What you are asked to do:
Please, without the pictures, retype exactly the lines from the start of the material through the line that holds "-0.84, -0.76, -0.32];".

Given data:
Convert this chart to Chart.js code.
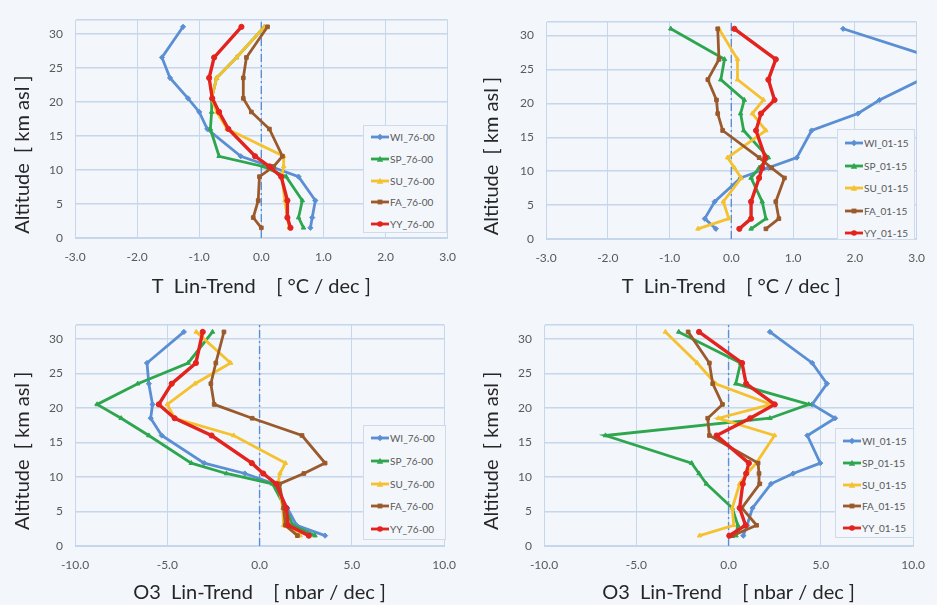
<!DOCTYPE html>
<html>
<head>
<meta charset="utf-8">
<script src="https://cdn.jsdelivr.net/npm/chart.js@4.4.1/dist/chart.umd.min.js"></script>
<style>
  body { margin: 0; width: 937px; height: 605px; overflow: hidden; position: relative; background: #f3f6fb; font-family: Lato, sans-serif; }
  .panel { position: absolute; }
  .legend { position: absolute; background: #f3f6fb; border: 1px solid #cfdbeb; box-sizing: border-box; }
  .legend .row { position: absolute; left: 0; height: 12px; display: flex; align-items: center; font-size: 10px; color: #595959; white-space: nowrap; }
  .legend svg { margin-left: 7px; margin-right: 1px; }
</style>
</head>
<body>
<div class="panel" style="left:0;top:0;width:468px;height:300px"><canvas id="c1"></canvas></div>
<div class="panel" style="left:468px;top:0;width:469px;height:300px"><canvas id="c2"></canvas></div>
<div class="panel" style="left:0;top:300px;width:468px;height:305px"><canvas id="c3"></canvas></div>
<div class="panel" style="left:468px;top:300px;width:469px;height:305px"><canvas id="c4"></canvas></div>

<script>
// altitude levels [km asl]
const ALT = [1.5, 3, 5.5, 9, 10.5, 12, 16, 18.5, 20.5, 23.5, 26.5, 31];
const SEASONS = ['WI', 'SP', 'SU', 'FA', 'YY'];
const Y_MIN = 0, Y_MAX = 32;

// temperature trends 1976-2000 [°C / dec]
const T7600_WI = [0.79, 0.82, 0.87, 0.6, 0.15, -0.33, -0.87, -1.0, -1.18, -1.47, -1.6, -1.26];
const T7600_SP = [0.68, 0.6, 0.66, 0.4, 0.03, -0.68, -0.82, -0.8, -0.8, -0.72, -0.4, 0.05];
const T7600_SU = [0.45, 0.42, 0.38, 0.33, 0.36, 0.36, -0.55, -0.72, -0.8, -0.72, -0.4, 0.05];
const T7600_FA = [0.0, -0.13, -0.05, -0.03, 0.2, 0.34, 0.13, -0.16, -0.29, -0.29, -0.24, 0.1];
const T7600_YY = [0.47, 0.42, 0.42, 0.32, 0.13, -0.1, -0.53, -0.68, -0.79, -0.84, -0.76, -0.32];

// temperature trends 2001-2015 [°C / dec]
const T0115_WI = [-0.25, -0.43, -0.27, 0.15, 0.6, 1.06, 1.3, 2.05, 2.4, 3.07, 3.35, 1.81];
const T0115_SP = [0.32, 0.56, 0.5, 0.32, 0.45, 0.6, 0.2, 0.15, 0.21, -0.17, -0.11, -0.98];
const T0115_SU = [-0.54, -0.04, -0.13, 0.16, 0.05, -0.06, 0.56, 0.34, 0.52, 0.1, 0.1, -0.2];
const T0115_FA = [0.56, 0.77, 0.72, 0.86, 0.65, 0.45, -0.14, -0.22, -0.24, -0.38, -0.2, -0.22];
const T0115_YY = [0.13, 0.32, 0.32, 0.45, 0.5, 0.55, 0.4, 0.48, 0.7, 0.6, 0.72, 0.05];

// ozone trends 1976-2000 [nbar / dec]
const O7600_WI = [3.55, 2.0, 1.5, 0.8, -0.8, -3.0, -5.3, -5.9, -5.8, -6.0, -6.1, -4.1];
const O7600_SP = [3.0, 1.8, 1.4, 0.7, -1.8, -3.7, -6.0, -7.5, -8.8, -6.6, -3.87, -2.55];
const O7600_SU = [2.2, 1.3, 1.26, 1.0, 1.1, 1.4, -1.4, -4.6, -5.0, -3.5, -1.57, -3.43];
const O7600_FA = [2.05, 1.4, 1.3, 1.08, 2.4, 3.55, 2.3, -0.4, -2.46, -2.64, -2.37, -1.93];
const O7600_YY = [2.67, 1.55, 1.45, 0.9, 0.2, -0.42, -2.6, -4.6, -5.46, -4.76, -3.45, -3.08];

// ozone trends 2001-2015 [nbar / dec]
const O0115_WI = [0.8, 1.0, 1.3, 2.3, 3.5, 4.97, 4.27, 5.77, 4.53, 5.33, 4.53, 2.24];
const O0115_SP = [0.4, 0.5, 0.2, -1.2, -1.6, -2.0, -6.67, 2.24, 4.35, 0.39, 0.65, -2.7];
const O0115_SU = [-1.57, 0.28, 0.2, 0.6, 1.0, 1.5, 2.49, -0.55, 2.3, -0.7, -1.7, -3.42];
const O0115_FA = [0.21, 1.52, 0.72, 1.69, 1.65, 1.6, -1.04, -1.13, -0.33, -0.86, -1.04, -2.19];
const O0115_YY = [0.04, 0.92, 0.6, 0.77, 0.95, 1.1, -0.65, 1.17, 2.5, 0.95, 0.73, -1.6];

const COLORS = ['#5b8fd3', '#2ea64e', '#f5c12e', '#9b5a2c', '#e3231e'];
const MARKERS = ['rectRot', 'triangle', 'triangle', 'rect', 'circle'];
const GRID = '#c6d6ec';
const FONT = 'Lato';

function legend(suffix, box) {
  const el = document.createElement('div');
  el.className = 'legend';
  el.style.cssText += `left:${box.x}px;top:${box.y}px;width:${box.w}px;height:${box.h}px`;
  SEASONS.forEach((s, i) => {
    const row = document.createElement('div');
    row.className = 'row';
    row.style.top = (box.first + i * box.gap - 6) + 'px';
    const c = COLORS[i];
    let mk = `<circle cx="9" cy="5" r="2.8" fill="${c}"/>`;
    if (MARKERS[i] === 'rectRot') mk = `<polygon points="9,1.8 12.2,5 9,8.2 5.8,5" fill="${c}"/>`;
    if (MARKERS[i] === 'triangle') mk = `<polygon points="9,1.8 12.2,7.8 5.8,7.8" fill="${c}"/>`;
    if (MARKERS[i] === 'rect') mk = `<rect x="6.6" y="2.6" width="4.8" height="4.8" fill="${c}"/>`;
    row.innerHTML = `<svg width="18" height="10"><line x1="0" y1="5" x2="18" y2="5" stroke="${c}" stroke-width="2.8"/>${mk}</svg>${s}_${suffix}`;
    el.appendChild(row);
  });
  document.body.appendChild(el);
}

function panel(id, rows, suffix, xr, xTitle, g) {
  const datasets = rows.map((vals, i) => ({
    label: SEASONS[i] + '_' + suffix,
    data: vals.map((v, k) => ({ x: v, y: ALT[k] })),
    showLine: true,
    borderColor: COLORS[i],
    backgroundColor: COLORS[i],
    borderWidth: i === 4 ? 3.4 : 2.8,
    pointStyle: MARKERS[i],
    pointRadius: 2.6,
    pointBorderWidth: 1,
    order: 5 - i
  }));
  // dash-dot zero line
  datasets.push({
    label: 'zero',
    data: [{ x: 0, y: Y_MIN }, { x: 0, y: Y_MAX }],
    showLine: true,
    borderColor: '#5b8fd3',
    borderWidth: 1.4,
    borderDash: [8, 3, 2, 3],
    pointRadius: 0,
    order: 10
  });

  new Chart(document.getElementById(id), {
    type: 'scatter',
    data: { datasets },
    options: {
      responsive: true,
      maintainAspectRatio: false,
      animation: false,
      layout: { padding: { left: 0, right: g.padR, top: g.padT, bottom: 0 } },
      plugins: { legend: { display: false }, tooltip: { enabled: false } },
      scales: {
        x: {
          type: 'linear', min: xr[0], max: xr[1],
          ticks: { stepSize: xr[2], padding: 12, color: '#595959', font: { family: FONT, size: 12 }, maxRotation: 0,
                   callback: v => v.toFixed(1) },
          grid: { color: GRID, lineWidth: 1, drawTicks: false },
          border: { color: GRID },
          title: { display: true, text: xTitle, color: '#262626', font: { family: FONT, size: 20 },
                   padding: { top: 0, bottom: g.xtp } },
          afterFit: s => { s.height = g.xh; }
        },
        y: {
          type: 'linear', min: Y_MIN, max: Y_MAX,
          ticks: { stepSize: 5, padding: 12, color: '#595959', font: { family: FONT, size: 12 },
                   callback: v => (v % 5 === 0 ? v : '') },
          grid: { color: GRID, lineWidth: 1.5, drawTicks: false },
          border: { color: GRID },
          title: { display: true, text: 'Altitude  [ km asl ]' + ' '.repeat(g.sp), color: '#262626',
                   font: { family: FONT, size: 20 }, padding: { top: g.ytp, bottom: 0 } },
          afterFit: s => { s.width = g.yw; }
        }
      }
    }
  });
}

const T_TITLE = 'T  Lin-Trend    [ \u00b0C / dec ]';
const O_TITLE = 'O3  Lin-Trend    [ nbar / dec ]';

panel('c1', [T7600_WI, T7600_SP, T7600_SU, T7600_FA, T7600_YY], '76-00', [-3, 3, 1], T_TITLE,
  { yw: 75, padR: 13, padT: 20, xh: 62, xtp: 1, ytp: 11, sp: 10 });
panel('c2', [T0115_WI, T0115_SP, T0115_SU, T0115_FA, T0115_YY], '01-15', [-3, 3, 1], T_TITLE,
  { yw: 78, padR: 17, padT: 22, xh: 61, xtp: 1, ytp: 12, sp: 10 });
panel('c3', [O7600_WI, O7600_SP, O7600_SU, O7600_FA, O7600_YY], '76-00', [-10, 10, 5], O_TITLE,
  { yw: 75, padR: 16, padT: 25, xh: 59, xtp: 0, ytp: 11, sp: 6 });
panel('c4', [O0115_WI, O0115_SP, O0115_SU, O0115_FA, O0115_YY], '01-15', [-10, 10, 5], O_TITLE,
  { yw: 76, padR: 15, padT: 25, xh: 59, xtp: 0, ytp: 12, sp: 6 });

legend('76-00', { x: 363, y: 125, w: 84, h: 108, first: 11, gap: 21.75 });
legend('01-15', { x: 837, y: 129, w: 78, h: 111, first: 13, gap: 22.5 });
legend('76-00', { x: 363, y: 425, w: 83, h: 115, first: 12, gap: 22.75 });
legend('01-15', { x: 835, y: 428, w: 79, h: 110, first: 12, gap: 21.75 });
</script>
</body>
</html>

Written response:
Convert this chart to Chart.js code.
<!DOCTYPE html>
<html>
<head>
<meta charset="utf-8">
<script src="https://cdn.jsdelivr.net/npm/chart.js@4.4.1/dist/chart.umd.min.js"></script>
<style>
  body { margin: 0; width: 937px; height: 605px; overflow: hidden; position: relative; background: #f3f6fb; font-family: Lato, sans-serif; }
  .panel { position: absolute; }
  .legend { position: absolute; background: #f3f6fb; border: 1px solid #cfdbeb; box-sizing: border-box; }
  .legend .row { position: absolute; left: 0; height: 12px; display: flex; align-items: center; font-size: 10px; color: #595959; white-space: nowrap; }
  .legend svg { margin-left: 7px; margin-right: 1px; }
</style>
</head>
<body>
<div class="panel" style="left:0;top:0;width:468px;height:300px"><canvas id="c1"></canvas></div>
<div class="panel" style="left:468px;top:0;width:469px;height:300px"><canvas id="c2"></canvas></div>
<div class="panel" style="left:0;top:300px;width:468px;height:305px"><canvas id="c3"></canvas></div>
<div class="panel" style="left:468px;top:300px;width:469px;height:305px"><canvas id="c4"></canvas></div>

<script>
// altitude levels [km asl]
const ALT = [1.5, 3, 5.5, 9, 10.5, 12, 16, 18.5, 20.5, 23.5, 26.5, 31];
const SEASONS = ['WI', 'SP', 'SU', 'FA', 'YY'];
const Y_MIN = 0, Y_MAX = 32;

// temperature trends 1976-2000 [°C / dec]
const T7600_WI = [0.79, 0.82, 0.87, 0.6, 0.15, -0.33, -0.87, -1.0, -1.18, -1.47, -1.6, -1.26];
const T7600_SP = [0.68, 0.6, 0.66, 0.4, 0.03, -0.68, -0.82, -0.8, -0.8, -0.72, -0.4, 0.05];
const T7600_SU = [0.45, 0.42, 0.38, 0.33, 0.36, 0.36, -0.55, -0.72, -0.8, -0.72, -0.4, 0.05];
const T7600_FA = [0.0, -0.13, -0.05, -0.03, 0.2, 0.34, 0.13, -0.16, -0.29, -0.29, -0.24, 0.1];
const T7600_YY = [0.47, 0.42, 0.42, 0.32, 0.13, -0.1, -0.53, -0.68, -0.79, -0.84, -0.76, -0.32];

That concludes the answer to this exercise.